If you read this on your work PC, there might be a yellow post-it staring at you. It is namely on work computers where these small yellow notes hang and make us feel guilty for things we haven’t done yet.
Post-it notes were developed in 1974, and more than anything, they were a random coincidence.
It was actually in an attempt to invent a superglue that Arthur Fry and Spencer Silver discovered the piece of sticking paper.
Silver invented the glue, and Fry splashed it onto a piece of paper: voilà, the post-it became a reality.
We don’t know exactly how much money the detachable sticky note made, but the company behind it has collected a profit of 21 billion USD yearly – and in spite of also being the owner of Scotch Tape, they have announced that most of their income is coming from the small piece of paper with weak glue.
It’s easy as that – something that seems completely silly can be lifechanging both for you and the rest of the world!
Believe it or not, but we have saved the best one for last.
The next invention is, in fact, one of the most famous brands in the whole world – and we perfectly understand!
The block that changed playing for ever: the LEGO block.
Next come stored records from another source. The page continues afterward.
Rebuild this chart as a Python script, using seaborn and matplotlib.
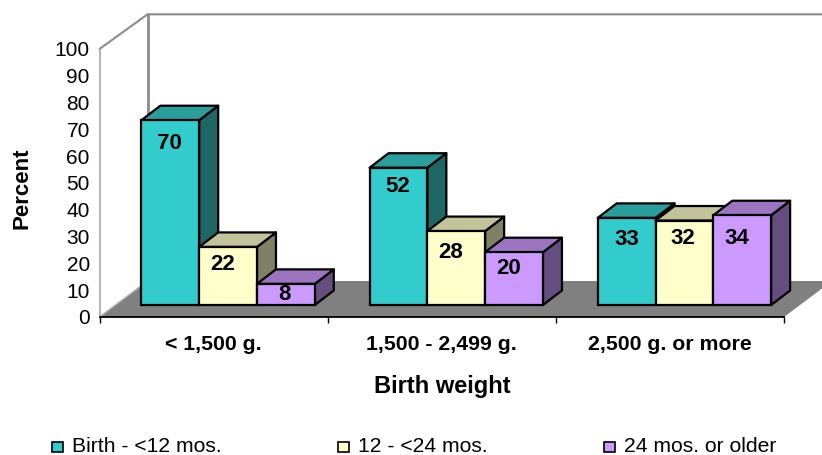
import matplotlib
matplotlib.use("Agg")
import matplotlib.pyplot as plt
from matplotlib.patches import Polygon, Rectangle
import pandas as pd
import seaborn as sns

categories = ["< 1,500 g.", "1,500 - 2,499 g.", "2,500 g. or more"]
series_names = ["Birth - <12 mos.", "12 - <24 mos.", "24 mos. or older"]
birth_12 = [70, 52, 33]
m12_24 = [22, 28, 32]
m24_up = [8, 20, 34]

front_colors = ["#33CCCC", "#FFFFCC", "#CC99FF"]
top_colors = ["#2A9D9D", "#C2C29B", "#9C74BF"]
side_colors = ["#1F6666", "#808066", "#664D80"]

# label placement nudges in pixels (dx, dy below bar top) -- ordered by bar left-to-right
label_dx = [-1, -5, -1, -1, -6, -5, 0, -2, -5]
label_dy = [23, 18, 11, 19, 21, 16, 22, 18, 23]

W, H = 822, 455
sns.set_theme(style="white")
plt.rcParams["font.family"] = ["Liberation Sans", "DejaVu Sans"]

fig = plt.figure(figsize=(W / 100, H / 100), dpi=100)
L, R, B0, T0 = 99.5, 784, 317, 49
frame = fig.add_axes([L / W, 1 - B0 / H, (R - L) / W, (B0 - T0) / H])
frame.set_xlim(-0.5, 2.5)
frame.set_ylim(0, 100)
px_x = 3 / (R - L)
px_y = 100 / (B0 - T0)
wx, wy = 48 * px_x, 36 * px_y

floor = Polygon([(-0.5, 0), (-0.5 + wx, wy), (2.5 + wx, wy), (2.5, 0)], closed=True,
                facecolor="#808080", edgecolor="none", clip_on=False, zorder=0.5)
frame.add_patch(floor)
gray = "#8c8c8c"
frame.plot([-0.5, -0.5 + wx], [0, wy], color="#b0b0b0", lw=1, clip_on=False, zorder=0.6)
frame.plot([-0.5, -0.5 + wx, 2.5 + 2 * wx], [100, 100 + wy - 0.5, 100 + wy - 0.5], color=gray, lw=1.5, clip_on=False)
frame.plot([-0.5 + wx, -0.5 + wx], [wy, 100 + wy - 0.5], color=gray, lw=2, clip_on=False, zorder=0.4)

for s in ["top", "right"]:
    frame.spines[s].set_visible(False)
frame.spines["left"].set_color("#a8a8a8")
frame.spines["left"].set_linewidth(1.2)
frame.spines["bottom"].set_color("black")
frame.spines["bottom"].set_linewidth(1.3)
frame.spines["bottom"].set_zorder(3)
frame.set_yticks(range(0, 101, 10))
frame.tick_params(axis="y", length=0, pad=7, labelsize=15, colors="black")
frame.set_xticks([-0.5, 0.5, 1.5, 2.5])
frame.set_xticklabels([])
frame.tick_params(axis="x", which="major", length=4.5, width=1, color="black", bottom=True)
frame.set_xticks([0, 1, 2], minor=True)
frame.set_xticklabels(categories, minor=True, fontweight="bold", fontsize=15.3, color="black")
frame.tick_params(axis="x", which="minor", length=0, pad=13)
frame.set_xlabel("Birth weight", fontweight="bold", fontsize=17, color="black", va="center")
frame.xaxis.set_label_coords((442 - L) / (R - L), (B0 - 386) / (B0 - T0))
frame.set_ylabel("Percent", fontweight="bold", fontsize=16, color="black", va="center")
frame.yaxis.set_label_coords((22 - L) / (R - L), (B0 - 188) / (B0 - T0))

df = pd.DataFrame({
    "category": categories * 3,
    "series": [series_names[0]] * 3 + [series_names[1]] * 3 + [series_names[2]] * 3,
    "value": birth_12 + m12_24 + m24_up,
})

Yb, Sc = 305, 2.64
bars_ax = fig.add_axes([(L + 14.5) / W, 1 - Yb / H, (R - L) / W, 100 * Sc / H], facecolor="none")
sns.barplot(data=df, x="category", y="value", hue="series", order=categories, hue_order=series_names,
            palette=front_colors, saturation=1, width=0.76, gap=0, dodge=True, legend=False, ax=bars_ax,
            edgecolor="black", linewidth=1.6)
bars_ax.set_xlim(-0.5, 2.5)
bars_ax.set_ylim(0, 100)
bars_ax.axis("off")

dx = 19 * px_x
dy = 14.5 / Sc
items = []
for si, container in enumerate(bars_ax.containers):
    for bar in container:
        items.append((bar.get_x(), si, bar))
items.sort(key=lambda t: t[0])
for i, (x0, si, bar) in enumerate(items):
    w, h = bar.get_width(), bar.get_height()
    z = 2 + i * 0.1
    bar.set_zorder(z + 0.05)
    bar.set_clip_on(False)
    top = Polygon([(x0, h), (x0 + dx, h + dy), (x0 + w + dx, h + dy), (x0 + w, h)], closed=True,
                  facecolor=top_colors[si], edgecolor="black", linewidth=1.6, joinstyle="round",
                  clip_on=False, zorder=z)
    side = Polygon([(x0 + w, 0), (x0 + w + dx, dy), (x0 + w + dx, h + dy), (x0 + w, h)], closed=True,
                   facecolor=side_colors[si], edgecolor="black", linewidth=1.6, joinstyle="round",
                   clip_on=False, zorder=z)
    bars_ax.add_patch(side)
    bars_ax.add_patch(top)
    bars_ax.annotate(f"{h:.0f}", xy=(x0 + w / 2, h), xycoords="data",
                     xytext=(label_dx[i] * 0.72, -label_dy[i] * 0.72), textcoords="offset points",
                     ha="center", va="center", fontsize=16, fontweight="bold", color="black", zorder=10)

leg_x = [52, 338, 604]
for name, col, lx in zip(series_names, front_colors, leg_x):
    fig.add_artist(Rectangle((lx / W, 1 - 452 / H), 10.5 / W, 10.5 / H, transform=fig.transFigure,
                             facecolor=col, edgecolor="black", linewidth=1.2))
    fig.text((lx + 20) / W, 1 - 446.5 / H, name, ha="left", va="center", fontsize=15.2, color="black")

fig.savefig("out.png", dpi=100)
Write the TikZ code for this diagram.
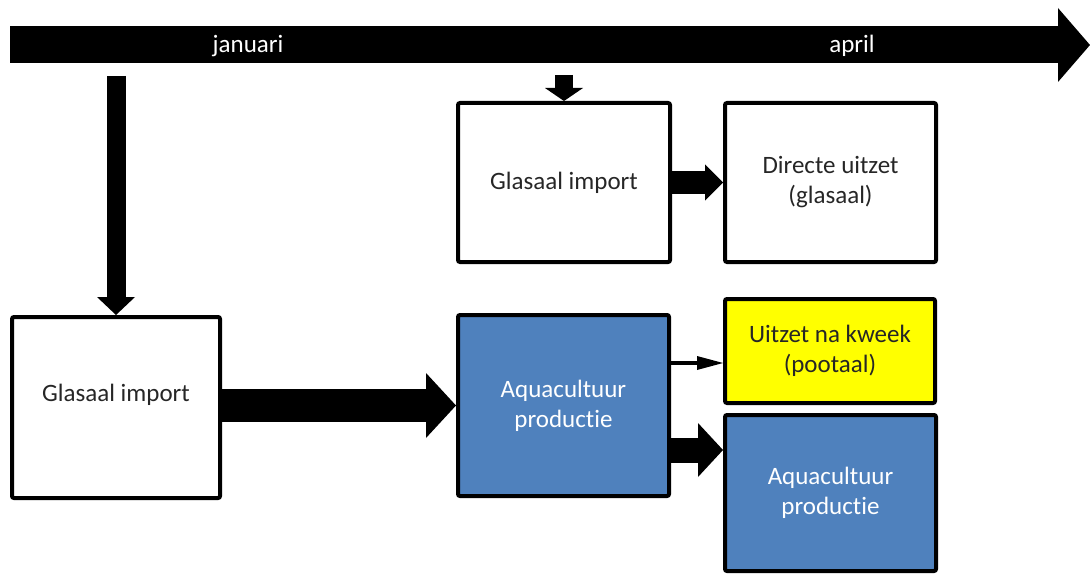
\documentclass[tikz,border=0pt]{standalone}
\usepackage{fontspec}
\setmainfont[Ligatures=NoCommon]{Carlito}
\usepackage{tikz}
\usetikzlibrary{arrows.meta}
\definecolor{aquablue}{RGB}{79,129,189}
\definecolor{kweekgeel}{RGB}{255,255,0}

\tikzset{
	box/.style={draw=black,line width=4pt,rounded corners=2pt,align=center,inner sep=0pt,text=black!85},
	fat/.style n args={3}{line width=#1pt,-{Triangle[width=#2pt,length=#3pt,line width=0pt]}}
}

\begin{document}
\begin{tikzpicture}[x=1pt,y=-1pt,font=\fontsize{25}{30}\selectfont]
		\useasboundingbox (0,0) rectangle (1090,575);
		\coordinate (T0) at (10,45);
		\coordinate (T1) at (1090,45);
		\coordinate (D0) at (116,76);
		\coordinate (D1) at (564,75);
		\coordinate (thin) at (0,363);
		\coordinate (thick) at (0,450);
		\draw[fat={37}{74}{32}] (T0) -- (T1);
		\node[text=white] (jan) at (248,46) {januari};
		\node[text=white] (apr) at (852,46) {april};
		\node[box,minimum width=208pt,minimum height=181pt] (imp2) at (116,407.5) {Glasaal import\\\mbox{}};
		\node[box,minimum width=212pt,minimum height=159pt] (imp1) at (564,182.5) {Glasaal import};
		\node[box,minimum width=211pt,minimum height=159pt] (direct) at (830.5,182.5) {Directe uitzet\\(glasaal)};
		\node[box,fill=aquablue,text=white,minimum width=211pt,minimum height=181pt] (aqua1) at (563.5,405.5) {Aquacultuur\\productie};
		\node[box,fill=kweekgeel,minimum width=210pt,minimum height=104pt] (yellow) at (830,351) {Uitzet na kweek\\(pootaal)};
		\node[box,fill=aquablue,text=white,minimum width=211pt,minimum height=156pt] (aqua2) at (830.5,493) {Aquacultuur\\productie};
		\draw[fat={19}{38}{18}] (D0) -- (imp2.north);
		\draw[fat={18}{38}{13}] (D1) -- (imp1.north);
		\draw[fat={22}{36}{18}] (imp1.east) -- (direct.west);
		\draw[fat={33}{65}{30}] (aqua1.west -| imp2.east) -- (aqua1.west);
		\draw[fat={4}{14}{26}] (aqua1.east |- thin) -- (yellow.west |- thin);
		\draw[fat={25}{54}{25}] (aqua1.east |- thick) -- (aqua2.west |- thick);
	    \end{tikzpicture}
\end{document}
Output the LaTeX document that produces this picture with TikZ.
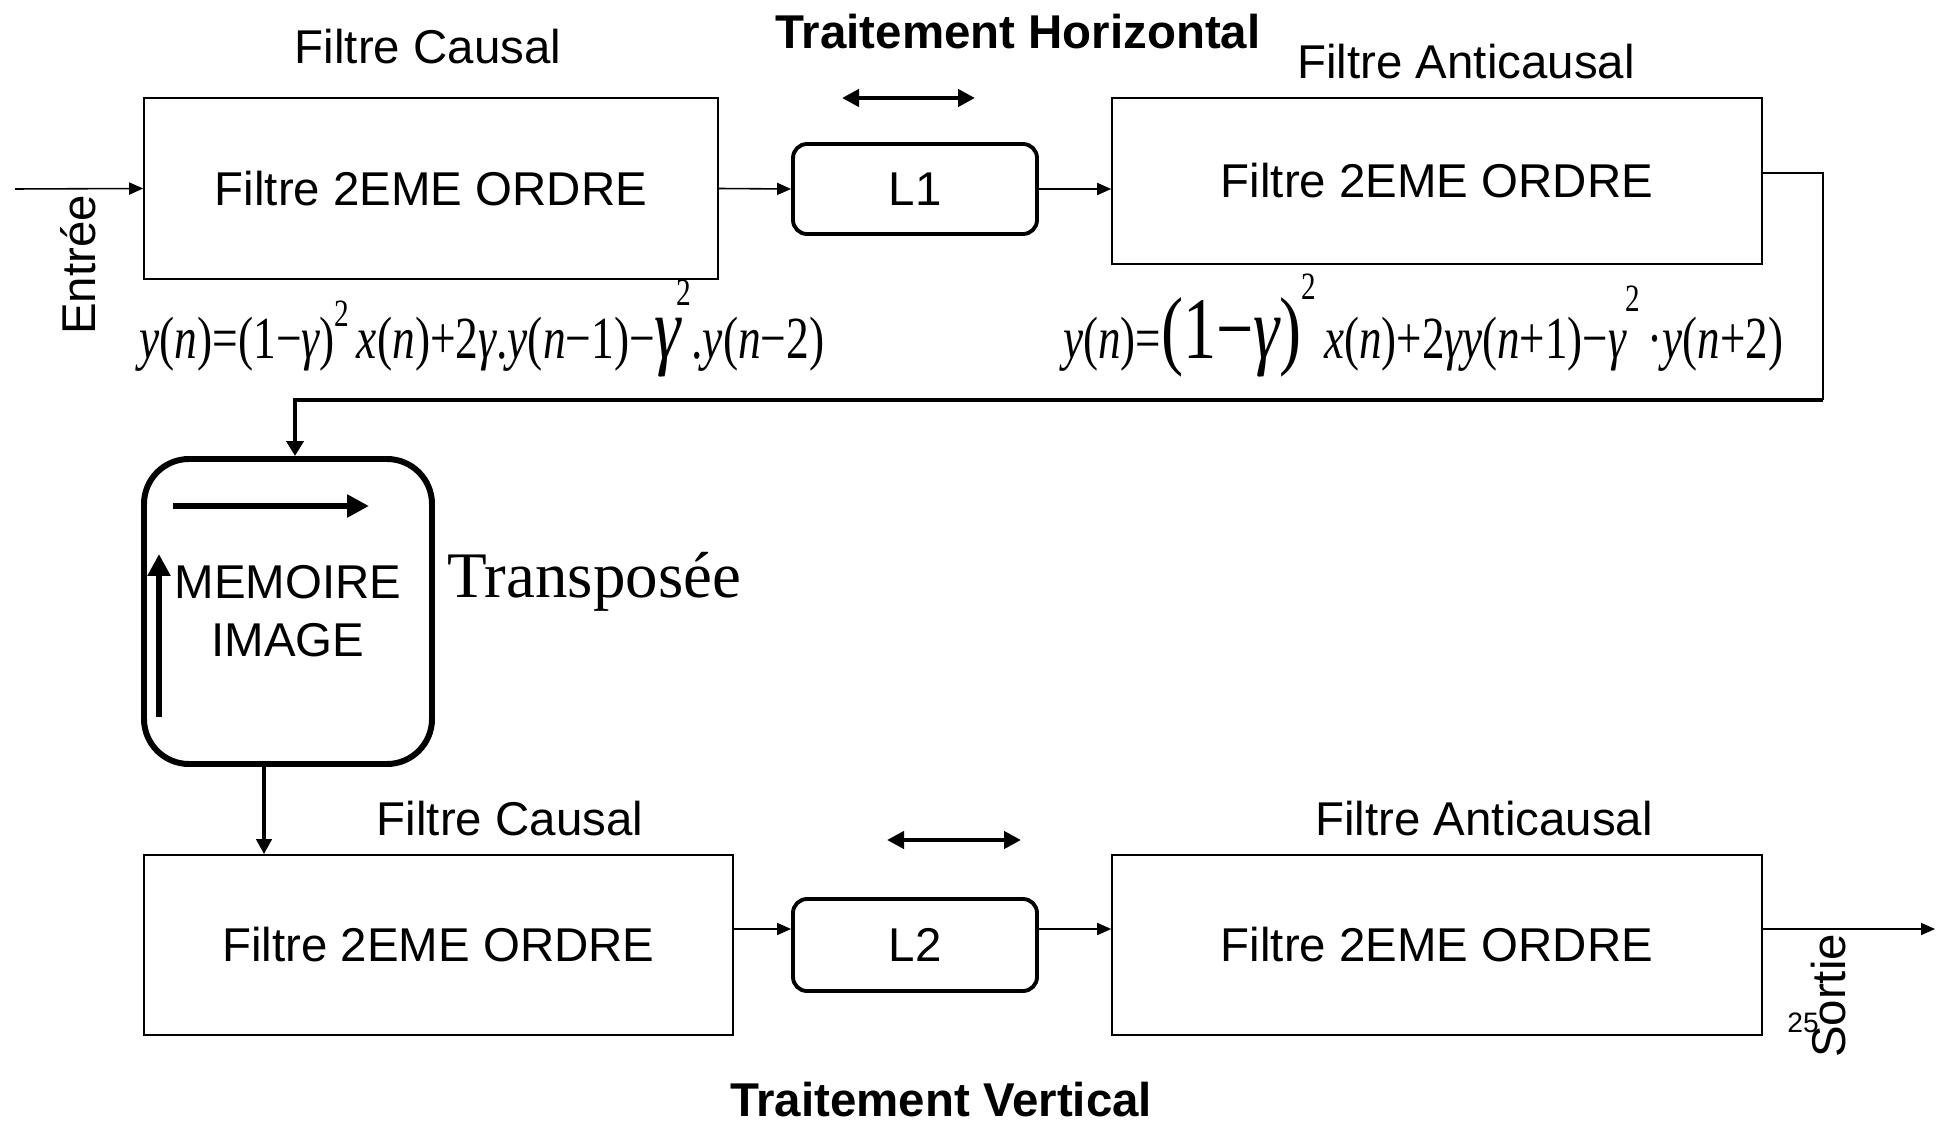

The tiny plastic block that can stack to build big monuments, gigantic ships, etc. is as of today, the sixth most- known brand in the world and is only surpassed by gigantic brands, such as Coca Cola and Disney.
The Danish family behind the toy has a fortune of more than 7 billion USD today.
So even if the blocks originate from all the way back in the 1950’s, their popularity increases every single year, and there are not many homes today where you don’t have to worry about stepping on the itty-bitty toy pieces.
And that was it! 9 little inventions that fill more of the daily life than you would expect and have managed to cash in vast amounts of banknotes.
Have you found inspiration for what your next invention should be?